=== Collected data ===

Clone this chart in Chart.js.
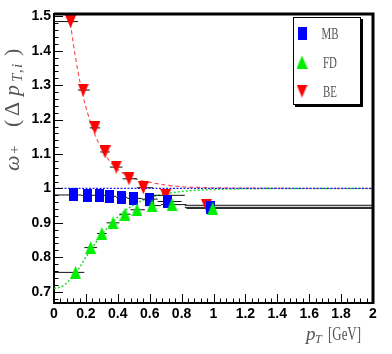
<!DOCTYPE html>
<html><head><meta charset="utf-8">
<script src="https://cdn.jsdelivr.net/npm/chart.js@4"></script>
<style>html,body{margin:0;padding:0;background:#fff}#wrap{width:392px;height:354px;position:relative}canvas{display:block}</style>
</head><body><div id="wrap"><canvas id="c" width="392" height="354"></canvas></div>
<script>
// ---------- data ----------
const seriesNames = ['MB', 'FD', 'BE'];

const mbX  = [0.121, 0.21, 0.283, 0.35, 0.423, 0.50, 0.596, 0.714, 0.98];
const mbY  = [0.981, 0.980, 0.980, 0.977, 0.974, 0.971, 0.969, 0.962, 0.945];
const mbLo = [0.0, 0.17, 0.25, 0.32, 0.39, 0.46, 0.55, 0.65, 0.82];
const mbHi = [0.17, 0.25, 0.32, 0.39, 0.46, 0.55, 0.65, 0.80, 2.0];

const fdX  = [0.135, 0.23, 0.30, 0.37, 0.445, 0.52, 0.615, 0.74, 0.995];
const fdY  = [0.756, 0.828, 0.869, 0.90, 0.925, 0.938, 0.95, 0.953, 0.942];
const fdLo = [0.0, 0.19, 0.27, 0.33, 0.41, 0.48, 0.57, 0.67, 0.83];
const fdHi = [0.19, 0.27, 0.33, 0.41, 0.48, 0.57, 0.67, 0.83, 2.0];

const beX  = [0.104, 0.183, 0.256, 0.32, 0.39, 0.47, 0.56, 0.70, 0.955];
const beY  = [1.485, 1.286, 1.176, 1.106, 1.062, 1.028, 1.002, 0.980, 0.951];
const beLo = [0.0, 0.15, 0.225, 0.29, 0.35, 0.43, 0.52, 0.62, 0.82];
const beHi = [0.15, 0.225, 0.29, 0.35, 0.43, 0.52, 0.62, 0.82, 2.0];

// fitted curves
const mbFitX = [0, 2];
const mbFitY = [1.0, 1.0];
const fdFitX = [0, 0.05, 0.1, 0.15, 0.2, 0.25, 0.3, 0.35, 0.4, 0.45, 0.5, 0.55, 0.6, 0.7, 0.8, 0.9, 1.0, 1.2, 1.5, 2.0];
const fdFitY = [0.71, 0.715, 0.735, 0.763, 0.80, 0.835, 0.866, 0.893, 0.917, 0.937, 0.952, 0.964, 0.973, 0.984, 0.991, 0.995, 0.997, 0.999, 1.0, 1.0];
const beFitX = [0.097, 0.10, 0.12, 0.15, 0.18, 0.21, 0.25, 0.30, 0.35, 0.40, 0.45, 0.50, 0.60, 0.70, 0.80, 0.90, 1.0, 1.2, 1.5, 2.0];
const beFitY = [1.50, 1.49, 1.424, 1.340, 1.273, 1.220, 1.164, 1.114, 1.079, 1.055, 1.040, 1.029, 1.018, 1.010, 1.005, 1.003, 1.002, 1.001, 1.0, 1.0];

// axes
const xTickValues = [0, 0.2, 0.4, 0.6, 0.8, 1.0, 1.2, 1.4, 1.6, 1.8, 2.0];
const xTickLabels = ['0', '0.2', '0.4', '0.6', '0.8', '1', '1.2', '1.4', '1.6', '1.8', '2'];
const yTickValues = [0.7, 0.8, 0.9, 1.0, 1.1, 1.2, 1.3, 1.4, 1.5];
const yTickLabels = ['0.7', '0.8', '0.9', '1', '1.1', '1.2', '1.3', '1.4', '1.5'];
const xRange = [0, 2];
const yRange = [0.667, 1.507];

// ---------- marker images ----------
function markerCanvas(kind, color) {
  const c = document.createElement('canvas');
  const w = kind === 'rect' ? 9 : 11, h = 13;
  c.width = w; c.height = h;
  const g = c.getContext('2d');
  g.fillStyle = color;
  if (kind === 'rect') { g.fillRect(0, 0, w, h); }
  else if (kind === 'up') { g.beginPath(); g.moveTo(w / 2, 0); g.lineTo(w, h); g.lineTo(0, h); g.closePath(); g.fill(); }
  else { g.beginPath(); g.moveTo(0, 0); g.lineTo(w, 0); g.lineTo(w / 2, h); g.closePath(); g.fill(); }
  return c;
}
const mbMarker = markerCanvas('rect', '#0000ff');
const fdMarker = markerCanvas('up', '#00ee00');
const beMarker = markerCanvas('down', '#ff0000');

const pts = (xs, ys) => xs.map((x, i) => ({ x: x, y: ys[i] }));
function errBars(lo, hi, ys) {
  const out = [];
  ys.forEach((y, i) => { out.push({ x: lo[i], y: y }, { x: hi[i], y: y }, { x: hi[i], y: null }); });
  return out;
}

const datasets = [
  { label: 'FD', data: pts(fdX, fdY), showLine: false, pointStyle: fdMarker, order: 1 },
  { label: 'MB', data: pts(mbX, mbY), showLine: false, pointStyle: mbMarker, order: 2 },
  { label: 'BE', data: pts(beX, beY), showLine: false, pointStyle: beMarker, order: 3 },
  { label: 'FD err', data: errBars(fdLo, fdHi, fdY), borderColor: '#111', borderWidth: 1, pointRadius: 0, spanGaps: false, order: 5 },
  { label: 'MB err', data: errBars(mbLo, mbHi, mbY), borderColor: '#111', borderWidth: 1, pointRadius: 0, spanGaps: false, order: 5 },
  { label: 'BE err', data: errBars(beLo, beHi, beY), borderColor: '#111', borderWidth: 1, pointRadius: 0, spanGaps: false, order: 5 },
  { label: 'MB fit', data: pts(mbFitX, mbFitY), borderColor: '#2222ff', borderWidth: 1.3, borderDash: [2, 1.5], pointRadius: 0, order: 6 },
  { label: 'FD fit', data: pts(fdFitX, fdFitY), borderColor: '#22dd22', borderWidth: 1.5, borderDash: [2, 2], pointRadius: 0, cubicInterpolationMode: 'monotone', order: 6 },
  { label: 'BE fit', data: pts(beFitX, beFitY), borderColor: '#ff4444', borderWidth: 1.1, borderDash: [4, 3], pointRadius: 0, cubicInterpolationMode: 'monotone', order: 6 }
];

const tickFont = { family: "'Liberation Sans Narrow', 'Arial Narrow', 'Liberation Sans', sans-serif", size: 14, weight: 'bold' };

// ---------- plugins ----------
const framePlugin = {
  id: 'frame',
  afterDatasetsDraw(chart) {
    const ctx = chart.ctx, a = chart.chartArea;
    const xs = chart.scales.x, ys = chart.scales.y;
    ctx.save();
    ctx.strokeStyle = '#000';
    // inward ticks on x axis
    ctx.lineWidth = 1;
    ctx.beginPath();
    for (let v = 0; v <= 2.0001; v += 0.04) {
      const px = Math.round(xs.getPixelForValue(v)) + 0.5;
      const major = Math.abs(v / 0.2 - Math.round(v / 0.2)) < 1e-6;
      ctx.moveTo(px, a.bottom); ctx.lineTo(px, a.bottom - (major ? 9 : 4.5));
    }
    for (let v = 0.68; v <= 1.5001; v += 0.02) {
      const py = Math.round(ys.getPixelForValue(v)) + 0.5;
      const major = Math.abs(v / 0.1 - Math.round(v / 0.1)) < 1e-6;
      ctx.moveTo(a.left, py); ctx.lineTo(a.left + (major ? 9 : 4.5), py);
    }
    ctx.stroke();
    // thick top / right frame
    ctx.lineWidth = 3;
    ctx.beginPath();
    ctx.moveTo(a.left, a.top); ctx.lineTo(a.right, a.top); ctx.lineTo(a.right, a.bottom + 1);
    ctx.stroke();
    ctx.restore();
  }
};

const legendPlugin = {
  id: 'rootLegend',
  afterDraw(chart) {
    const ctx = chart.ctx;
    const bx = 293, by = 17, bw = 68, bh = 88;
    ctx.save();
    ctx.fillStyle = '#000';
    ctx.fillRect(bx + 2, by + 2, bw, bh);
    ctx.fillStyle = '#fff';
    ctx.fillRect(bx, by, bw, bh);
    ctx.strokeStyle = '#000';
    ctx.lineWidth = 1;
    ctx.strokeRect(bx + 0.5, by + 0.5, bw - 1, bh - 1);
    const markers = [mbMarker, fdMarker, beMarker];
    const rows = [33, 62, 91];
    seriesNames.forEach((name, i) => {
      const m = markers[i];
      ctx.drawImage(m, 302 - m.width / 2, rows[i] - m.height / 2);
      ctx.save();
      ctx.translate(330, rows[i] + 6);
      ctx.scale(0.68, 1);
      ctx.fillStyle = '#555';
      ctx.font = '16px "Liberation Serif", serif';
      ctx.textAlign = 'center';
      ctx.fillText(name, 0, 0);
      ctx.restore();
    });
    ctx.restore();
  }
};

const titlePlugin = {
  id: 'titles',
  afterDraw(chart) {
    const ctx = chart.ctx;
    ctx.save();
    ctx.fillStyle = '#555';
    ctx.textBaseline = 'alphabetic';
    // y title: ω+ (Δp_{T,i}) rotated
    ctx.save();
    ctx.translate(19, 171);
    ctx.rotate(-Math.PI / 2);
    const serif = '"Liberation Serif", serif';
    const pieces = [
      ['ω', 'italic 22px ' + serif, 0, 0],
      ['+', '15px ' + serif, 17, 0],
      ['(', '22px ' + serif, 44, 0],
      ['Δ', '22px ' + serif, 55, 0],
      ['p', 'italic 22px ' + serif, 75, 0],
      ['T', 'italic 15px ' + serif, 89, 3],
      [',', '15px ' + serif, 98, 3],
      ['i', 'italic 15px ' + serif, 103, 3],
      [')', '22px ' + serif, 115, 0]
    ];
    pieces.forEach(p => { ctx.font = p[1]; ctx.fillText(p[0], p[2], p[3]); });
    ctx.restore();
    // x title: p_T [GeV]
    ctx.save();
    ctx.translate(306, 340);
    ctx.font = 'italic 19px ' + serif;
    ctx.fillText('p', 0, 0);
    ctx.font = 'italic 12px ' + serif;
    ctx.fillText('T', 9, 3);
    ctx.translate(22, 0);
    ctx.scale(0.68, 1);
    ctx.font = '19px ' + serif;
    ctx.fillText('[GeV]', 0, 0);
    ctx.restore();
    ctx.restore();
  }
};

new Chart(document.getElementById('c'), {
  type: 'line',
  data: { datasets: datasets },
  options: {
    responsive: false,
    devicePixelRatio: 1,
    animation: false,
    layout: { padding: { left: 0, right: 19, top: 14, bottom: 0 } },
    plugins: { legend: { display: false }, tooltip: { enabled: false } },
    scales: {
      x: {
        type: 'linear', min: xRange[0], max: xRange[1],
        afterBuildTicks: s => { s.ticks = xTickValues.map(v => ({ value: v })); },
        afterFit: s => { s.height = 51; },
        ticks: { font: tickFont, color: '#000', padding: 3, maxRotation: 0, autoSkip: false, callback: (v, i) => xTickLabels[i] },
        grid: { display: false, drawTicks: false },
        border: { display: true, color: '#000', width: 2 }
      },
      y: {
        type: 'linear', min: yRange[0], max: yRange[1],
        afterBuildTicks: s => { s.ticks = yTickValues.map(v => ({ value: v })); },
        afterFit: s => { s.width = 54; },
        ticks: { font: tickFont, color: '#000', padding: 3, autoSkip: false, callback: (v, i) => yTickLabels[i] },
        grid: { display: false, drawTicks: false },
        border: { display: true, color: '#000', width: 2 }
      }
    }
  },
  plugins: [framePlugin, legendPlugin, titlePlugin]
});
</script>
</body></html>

===

• Stated problem
Return, unchanged, the lines from the first line of the material through the line that holds "1.001, 1.0, 1.0];", inclusive, omitting pictures.

• Response below
Clone this chart in Chart.js.
<!DOCTYPE html>
<html><head><meta charset="utf-8">
<script src="https://cdn.jsdelivr.net/npm/chart.js@4"></script>
<style>html,body{margin:0;padding:0;background:#fff}#wrap{width:392px;height:354px;position:relative}canvas{display:block}</style>
</head><body><div id="wrap"><canvas id="c" width="392" height="354"></canvas></div>
<script>
// ---------- data ----------
const seriesNames = ['MB', 'FD', 'BE'];

const mbX  = [0.121, 0.21, 0.283, 0.35, 0.423, 0.50, 0.596, 0.714, 0.98];
const mbY  = [0.981, 0.980, 0.980, 0.977, 0.974, 0.971, 0.969, 0.962, 0.945];
const mbLo = [0.0, 0.17, 0.25, 0.32, 0.39, 0.46, 0.55, 0.65, 0.82];
const mbHi = [0.17, 0.25, 0.32, 0.39, 0.46, 0.55, 0.65, 0.80, 2.0];

const fdX  = [0.135, 0.23, 0.30, 0.37, 0.445, 0.52, 0.615, 0.74, 0.995];
const fdY  = [0.756, 0.828, 0.869, 0.90, 0.925, 0.938, 0.95, 0.953, 0.942];
const fdLo = [0.0, 0.19, 0.27, 0.33, 0.41, 0.48, 0.57, 0.67, 0.83];
const fdHi = [0.19, 0.27, 0.33, 0.41, 0.48, 0.57, 0.67, 0.83, 2.0];

const beX  = [0.104, 0.183, 0.256, 0.32, 0.39, 0.47, 0.56, 0.70, 0.955];
const beY  = [1.485, 1.286, 1.176, 1.106, 1.062, 1.028, 1.002, 0.980, 0.951];
const beLo = [0.0, 0.15, 0.225, 0.29, 0.35, 0.43, 0.52, 0.62, 0.82];
const beHi = [0.15, 0.225, 0.29, 0.35, 0.43, 0.52, 0.62, 0.82, 2.0];

// fitted curves
const mbFitX = [0, 2];
const mbFitY = [1.0, 1.0];
const fdFitX = [0, 0.05, 0.1, 0.15, 0.2, 0.25, 0.3, 0.35, 0.4, 0.45, 0.5, 0.55, 0.6, 0.7, 0.8, 0.9, 1.0, 1.2, 1.5, 2.0];
const fdFitY = [0.71, 0.715, 0.735, 0.763, 0.80, 0.835, 0.866, 0.893, 0.917, 0.937, 0.952, 0.964, 0.973, 0.984, 0.991, 0.995, 0.997, 0.999, 1.0, 1.0];
const beFitX = [0.097, 0.10, 0.12, 0.15, 0.18, 0.21, 0.25, 0.30, 0.35, 0.40, 0.45, 0.50, 0.60, 0.70, 0.80, 0.90, 1.0, 1.2, 1.5, 2.0];
const beFitY = [1.50, 1.49, 1.424, 1.340, 1.273, 1.220, 1.164, 1.114, 1.079, 1.055, 1.040, 1.029, 1.018, 1.010, 1.005, 1.003, 1.002, 1.001, 1.0, 1.0];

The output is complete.